A Primer on the Michigan Supreme Court's "Mini Oral Argument On the Application" (MOAA)

November 2017

By Phillip J. DeRosier1

While the procedure has been in use since 2003, many practitioners have not yet had occasion to participate in a Michigan Supreme Court “mini oral argument on the application,” or MOAA (pronounced “mō-ah”).

Overview of the MOAA Process

MCR 7.305(H)(1) provides that in response to an application for leave to appeal, the Supreme Court may “grant or deny the application for leave to appeal, enter a final decision, direct argument on the application, or issue a peremptory order.” Of course, in the vast majority of cases the Court will deny the application. While the Court will sometimes grant relief by peremptory order, in only a handful of cases does the Court grant leave to appeal and order full briefing and argument.

In some cases, the Court needs additional assistance from the parties before making its determination, and will direct the Court Clerk “to schedule oral argument on whether to grant the application or take other action.” As explained in the Supreme Court’s Internal Operating Procedures, a MOAA “allows the Court to explore the issues in a case without the full briefing and submission that apply to a grant of leave to appeal.” MSC IOP 7.305(G)[1]. The granting of a MOAA requires a majority vote, just like granting leave to appeal. Id.

Supplemental Briefs

When the Court orders a MOAA, it typically directs the filing of supplemental briefs, usually due 42 days after entry of the MOAA order. Oftentimes the order will identify specific issues that the Court wants the parties to address. MSC IOP 7.305(G)[1][a]. Supplemental briefs are subject to the same requirements as merits briefs, and “should address the issues specified by the Court in its order.” Id.

The Court’s “Guide for Counsel In Cases To Be Argued in the Michigan Supreme Court” advises practitioners to “keep in mind that if the Court has ordered a MOAA, it is likely interested in a specific issue that it considers important, but it is unsure whether that issue warrants a full grant.” Thus, any such issues should be fully addressed, as they will “likely be regarded as controlling by the Court.”

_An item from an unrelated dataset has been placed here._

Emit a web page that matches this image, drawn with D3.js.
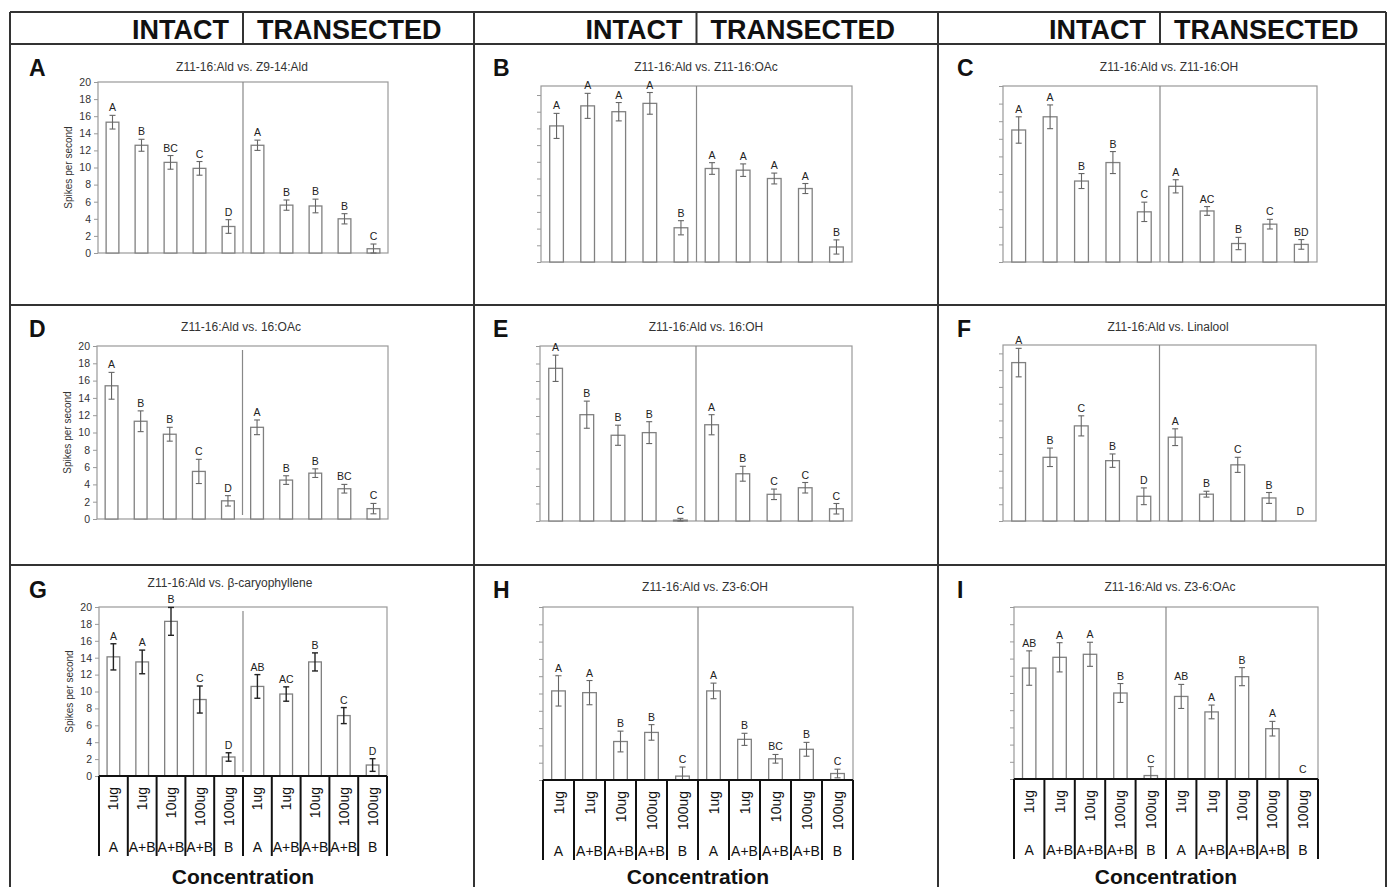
<!DOCTYPE html>
<html>
<head>
<meta charset="utf-8">
<script src="https://cdn.jsdelivr.net/npm/d3@7"></script>
<style>
body { margin: 0; background: #fff; }
text { font-family: Arial, "Liberation Sans", sans-serif; }
</style>
</head>
<body>
<script>
// data
var doses = ["1ug", "1ug", "10ug", "100ug", "100ug", "1ug", "1ug", "10ug", "100ug", "100ug"];
var stimuli = ["A", "A+B", "A+B", "A+B", "B", "A", "A+B", "A+B", "A+B", "B"];
var yTicks = [0, 2, 4, 6, 8, 10, 12, 14, 16, 18, 20];
var yMax = [20, 21.08, 20, 20, 20, 21, 20, 20, 20];
var headerLabels = ["INTACT", "TRANSECTED"];
var panelLetters = ["A", "B", "C", "D", "E", "F", "G", "H", "I"];
var titles = ["Z11-16:Ald vs. Z9-14:Ald", "Z11-16:Ald vs. Z11-16:OAc", "Z11-16:Ald vs. Z11-16:OH",
              "Z11-16:Ald vs. 16:OAc", "Z11-16:Ald vs. 16:OH", "Z11-16:Ald vs. Linalool",
              "Z11-16:Ald vs. \u03b2-caryophyllene", "Z11-16:Ald vs. Z3-6:OH", "Z11-16:Ald vs. Z3-6:OAc"];

var meanA = [15.3, 12.6, 10.6, 9.9, 3.1, 12.6, 5.6, 5.5, 4.0, 0.5];
var errA  = [0.8, 0.7, 0.8, 0.8, 0.8, 0.6, 0.6, 0.8, 0.6, 0.55];
var sigA  = ["A", "B", "BC", "C", "D", "A", "B", "B", "B", "C"];

var meanB = [16.3, 18.7, 18.0, 19.0, 4.1, 11.2, 11.0, 10.0, 8.8, 1.8];
var errB  = [1.5, 1.5, 1.1, 1.3, 0.85, 0.7, 0.75, 0.65, 0.6, 0.85];
var sigB  = ["A", "A", "A", "A", "B", "A", "A", "A", "A", "B"];

var meanC = [15.0, 16.5, 9.2, 11.3, 5.7, 8.6, 5.8, 2.1, 4.3, 2.0];
var errC  = [1.5, 1.35, 0.85, 1.25, 1.1, 0.75, 0.5, 0.7, 0.55, 0.55];
var sigC  = ["A", "A", "B", "B", "C", "A", "AC", "B", "C", "BD"];

var meanD = [15.4, 11.3, 9.8, 5.5, 2.1, 10.6, 4.5, 5.3, 3.5, 1.2];
var errD  = [1.55, 1.2, 0.8, 1.4, 0.6, 0.85, 0.5, 0.5, 0.5, 0.6];
var sigD  = ["A", "B", "B", "C", "D", "A", "B", "B", "BC", "C"];

var meanE = [17.45, 12.15, 9.8, 10.1, 0.1, 11.0, 5.4, 3.05, 3.8, 1.4];
var errE  = [1.5, 1.55, 1.15, 1.25, 0.2, 1.15, 0.85, 0.6, 0.6, 0.6];
var sigE  = ["A", "B", "B", "B", "C", "A", "B", "C", "C", "C"];

var meanF = [18.9, 7.6, 11.35, 7.2, 2.95, 10.0, 3.2, 6.7, 2.75, 0];
var errF  = [1.7, 1.1, 1.2, 0.8, 1.0, 1.0, 0.35, 0.9, 0.65, 0];
var sigF  = ["A", "B", "C", "B", "D", "A", "B", "C", "B", "D"];

var meanG = [14.1, 13.5, 18.3, 9.05, 2.25, 10.6, 9.7, 13.5, 7.15, 1.3];
var errG  = [1.55, 1.4, 1.65, 1.6, 0.5, 1.4, 0.85, 1.07, 0.95, 0.75];
var sigG  = ["A", "A", "B", "C", "D", "AB", "AC", "B", "C", "D"];

var meanH = [10.3, 10.1, 4.45, 5.5, 0.45, 10.3, 4.7, 2.45, 3.55, 0.75];
var errH  = [1.75, 1.4, 1.2, 0.9, 1.05, 0.9, 0.7, 0.5, 0.8, 0.5];
var sigH  = ["A", "A", "B", "B", "C", "A", "B", "BC", "B", "C"];

var meanI = [12.9, 14.15, 14.5, 10.0, 0.4, 9.6, 7.8, 11.9, 5.85, 0];
var errI  = [2.0, 1.7, 1.4, 1.1, 1.05, 1.4, 0.8, 1.05, 0.85, 0];
var sigI  = ["AB", "A", "A", "B", "C", "AB", "A", "B", "A", "C"];

var means = [meanA, meanB, meanC, meanD, meanE, meanF, meanG, meanH, meanI];
var errs  = [errA, errB, errC, errD, errE, errF, errG, errH, errI];
var sigs  = [sigA, sigB, sigC, sigD, sigE, sigF, sigG, sigH, sigI];

var W = 1387, H = 887;
var svg = d3.select("body").append("svg").attr("width", W).attr("height", H);

// page frame
var colX = [10, 474, 938, 1386];
var rowY = [12, 44, 305, 565];
var letterY = [76, 337, 598];

var layout = [
  {left: 98,   right: 388,  top: 82,  bottom: 253, titleX: 242,  titleY: 71,  labels: true},
  {left: 541,  right: 852,  top: 86,  bottom: 262, titleX: 706,  titleY: 71},
  {left: 1003, right: 1317, top: 86,  bottom: 262, titleX: 1169, titleY: 71},
  {left: 97,   right: 388,  top: 346, bottom: 519, titleX: 241,  titleY: 331, labels: true, shortDiv: true},
  {left: 540,  right: 852,  top: 346, bottom: 521, titleX: 706,  titleY: 331},
  {left: 1003, right: 1316, top: 345, bottom: 521, titleX: 1168, titleY: 331},
  {left: 99,   right: 387,  top: 607, bottom: 776, titleX: 230,  titleY: 587, labels: true, shortDiv: true, table: true, dark: true},
  {left: 543,  right: 853,  top: 607, bottom: 780, titleX: 705,  titleY: 591, table: true},
  {left: 1014, right: 1318, top: 607, bottom: 779, titleX: 1170, titleY: 591, table: true}
];

var frame = svg.append("g").attr("stroke", "#333").attr("stroke-width", 2);
rowY.forEach(function(yy) {
  frame.append("line").attr("x1", colX[0]).attr("x2", colX[3]).attr("y1", yy).attr("y2", yy);
});
colX.forEach(function(xx) {
  frame.append("line").attr("x1", xx).attr("x2", xx).attr("y1", rowY[0]).attr("y2", H);
});

function drawPanel(i) {
  var L = layout[i];
  var x = d3.scaleBand()
            .domain(d3.range(doses.length))
            .range([L.left, L.right])
            .paddingInner(0.56)
            .paddingOuter(0.28);
  var y = d3.scaleLinear()
            .domain([0, yMax[i]])
            .range([L.bottom, L.top]);
  var divX = x(5) - x.step() * x.paddingInner() / 2;
  var g = svg.append("g");

  // header for this column (top row only)
  if (i < 3) {
    g.append("line")
     .attr("x1", divX).attr("x2", divX)
     .attr("y1", rowY[0]).attr("y2", rowY[1])
     .attr("stroke", "#333").attr("stroke-width", 2);
    g.append("text").text(headerLabels[0])
     .attr("x", divX - 14).attr("y", 39)
     .attr("text-anchor", "end")
     .attr("font-size", "27px").attr("font-weight", "bold").attr("fill", "#111");
    g.append("text").text(headerLabels[1])
     .attr("x", divX + 14).attr("y", 39)
     .attr("font-size", "27px").attr("font-weight", "bold").attr("fill", "#111");
  }

  // panel letter and title
  g.append("text").text(panelLetters[i])
   .attr("x", colX[i % 3] + 19).attr("y", letterY[Math.floor(i / 3)])
   .attr("font-size", "23px").attr("font-weight", "bold").attr("fill", "#111");
  g.append("text").text(titles[i])
   .attr("x", L.titleX).attr("y", L.titleY)
   .attr("text-anchor", "middle")
   .attr("font-size", "12px").attr("fill", "#333");

  // plot box
  g.append("rect")
   .attr("x", L.left).attr("y", L.top)
   .attr("width", L.right - L.left).attr("height", L.bottom - L.top)
   .attr("fill", "none").attr("stroke", "#999").attr("stroke-width", 1.2);

  // divider intact / transected
  var inset = L.shortDiv ? 4 : 0;
  g.append("line")
   .attr("x1", divX).attr("x2", divX)
   .attr("y1", L.top + inset).attr("y2", L.bottom - inset)
   .attr("stroke", "#888").attr("stroke-width", 1.2);

  // y axis
  var axis = d3.axisLeft(y).tickValues(yTicks).tickSize(4).tickPadding(3);
  if (!L.labels) axis.tickFormat("");
  var ag = g.append("g")
            .attr("transform", "translate(" + L.left + ",0)")
            .call(axis);
  ag.select(".domain").remove();
  ag.selectAll("line").attr("stroke", "#999");
  ag.selectAll("text").attr("font-size", "10.5px").attr("fill", "#333")
    .attr("font-family", "Arial, 'Liberation Sans', sans-serif");

  if (L.labels) {
    g.append("text").text("Spikes per second")
     .attr("transform", "translate(" + (L.left - 26) + "," + ((L.top + L.bottom) / 2) + ") rotate(-90)")
     .attr("text-anchor", "middle")
     .attr("font-size", "10px").attr("fill", "#333");
  }

  var rows = d3.range(doses.length).map(function(k) {
    return {k: k, m: means[i][k], e: errs[i][k], s: sigs[i][k]};
  });

  // bars
  g.selectAll("rect.bar")
   .data(rows.filter(function(d) { return d.m > 0; }))
   .enter()
   .append("rect")
   .attr("class", "bar")
   .attr("x", function(d) { return x(d.k); })
   .attr("y", function(d) { return y(d.m); })
   .attr("width", x.bandwidth())
   .attr("height", function(d) { return L.bottom - y(d.m); })
   .attr("fill", "white")
   .attr("stroke", "#808080")
   .attr("stroke-width", 1.3);

  // error bars
  var errColor = L.dark ? "#222" : "#666";
  var eg = g.selectAll("g.err")
            .data(rows.filter(function(d) { return d.e > 0; }))
            .enter()
            .append("g")
            .attr("class", "err")
            .attr("stroke", errColor)
            .attr("stroke-width", L.dark ? 1.4 : 1.1);
  eg.append("line")
    .attr("x1", function(d) { return x(d.k) + x.bandwidth() / 2; })
    .attr("x2", function(d) { return x(d.k) + x.bandwidth() / 2; })
    .attr("y1", function(d) { return y(d.m + d.e); })
    .attr("y2", function(d) { return y(Math.max(0, d.m - d.e)); });
  [1, -1].forEach(function(sgn) {
    eg.append("line")
      .attr("x1", function(d) { return x(d.k) + x.bandwidth() / 2 - 3; })
      .attr("x2", function(d) { return x(d.k) + x.bandwidth() / 2 + 3; })
      .attr("y1", function(d) { return y(Math.max(0, d.m + sgn * d.e)); })
      .attr("y2", function(d) { return y(Math.max(0, d.m + sgn * d.e)); });
  });

  // significance letters
  g.selectAll("text.sig")
   .data(rows)
   .enter()
   .append("text")
   .attr("class", "sig")
   .text(function(d) { return d.s; })
   .attr("x", function(d) { return x(d.k) + x.bandwidth() / 2; })
   .attr("y", function(d) { return y(d.m + d.e) - (d.m + d.e > 0 ? 4 : 6); })
   .attr("text-anchor", "middle")
   .attr("font-size", "10.5px")
   .attr("fill", "#222");

  // category table under bottom row
  if (L.table) {
    var tb = 80;
    var edges = d3.range(doses.length).map(function(k) {
      return x(k) - x.step() * x.paddingInner() / 2;
    }).concat([L.right]);
    g.selectAll("line.cell")
     .data(edges)
     .enter()
     .append("line")
     .attr("class", "cell")
     .attr("x1", function(d) { return d; })
     .attr("x2", function(d) { return d; })
     .attr("y1", L.bottom).attr("y2", L.bottom + tb)
     .attr("stroke", "#111").attr("stroke-width", 2);
    g.append("line")
     .attr("x1", L.left).attr("x2", L.right)
     .attr("y1", L.bottom).attr("y2", L.bottom)
     .attr("stroke", "#111").attr("stroke-width", 2);
    g.selectAll("text.dose")
     .data(doses)
     .enter()
     .append("text")
     .attr("class", "dose")
     .text(function(d) { return d; })
     .attr("transform", function(d, k) {
       return "translate(" + (x(k) + x.bandwidth() / 2 + 5) + "," + (L.bottom + 11) + ") rotate(-90)";
     })
     .attr("text-anchor", "end")
     .attr("font-size", "14px").attr("fill", "#111");
    g.selectAll("text.stim")
     .data(stimuli)
     .enter()
     .append("text")
     .attr("class", "stim")
     .text(function(d) { return d; })
     .attr("x", function(d, k) { return x(k) + x.bandwidth() / 2; })
     .attr("y", L.bottom + 76)
     .attr("text-anchor", "middle")
     .attr("font-size", "14px").attr("fill", "#111");
    g.append("text").text("Concentration")
     .attr("x", (L.left + L.right) / 2).attr("y", 884)
     .attr("text-anchor", "middle")
     .attr("font-size", "21px").attr("font-weight", "bold").attr("fill", "#111");
  }
}

d3.range(9).forEach(drawPanel);
</script>
</body>
</html>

Because MOAAs are “usually scheduled relatively soon after the briefing period ends,” the Court discourages motions to extend time to file supplemental briefs. MSC IOP 7.305(G)[1][b]. And because the Court contemplates the parties’ supplemental briefs being filed at the same time, “[i]f one party moves to extend the filing date and it is granted, the Court’s order will sua sponte provide the same extension to the other party, keeping with the mutual due date specified in the MOAA order.” Id. Reply briefs are “rarely permitted,” and are accepted “only upon order of the Court.” Id.

Amicus Briefs

While the court rules only address the filing of amicus briefs in calendar cases, the Supreme Court does permit them to be filed at the MOAA stage. MSC IOP 7.305(G)[1][c]. The Court applies the same deadlines as in calendar cases: “That is, an amicus brief, along with a motion to accept the brief if required by MCR 7.312(H), is due within 21 days after the last timely filed supplemental brief is submitted or the time for filing the supplemental briefs has expired, whichever is earlier. Id.

Oral Argument

MOAA cases are scheduled and argued alongside calendar cases, but there are important differences in how arguments in MOAAs are conducted. As explained in the Supreme Court’s “Guide for Counsel”:

"First, each side is limited to 15 minutes of argument. Second, counsel is given only two minutes of uninterrupted argument. As a practical matter, however, the Justices frequently begin questioning counsel prior to the expiration of the two minutes. In addition, while it is possible to reserve time for rebuttal, it will likely be a practical impossibility. Given the limited time for argument, it is imperative to be clear and concise when making your arguments and answering questions."

Decision

After the MOAA, the Court will consider “a range of options to address the case, including granting or denying leave to appeal, issuing a peremptory order, or issuing an opinion.” See “Guide for Counsel,” p 11. The Court’s “Guide for Counsel” explains that it is “important to recognize that, in MOAA cases, the Court is less likely to issue a full opinion following argument.” Id. Thus, practitioners should “[t]hink carefully about what you would like the Court to do” and be prepared to “discuss and defend” that position at oral argument. Id. If the goal is to obtain a peremptory order, it is important to “tell the Justices precisely what the order should accomplish.” Id. On other hand, “[i]f your goal is to convince the Court to grant leave to appeal, tell the Court why denying leave or issuing a peremptory order is insufficient.” Id.

1 A version of this article was previously published in the Michigan Defense Quarterly.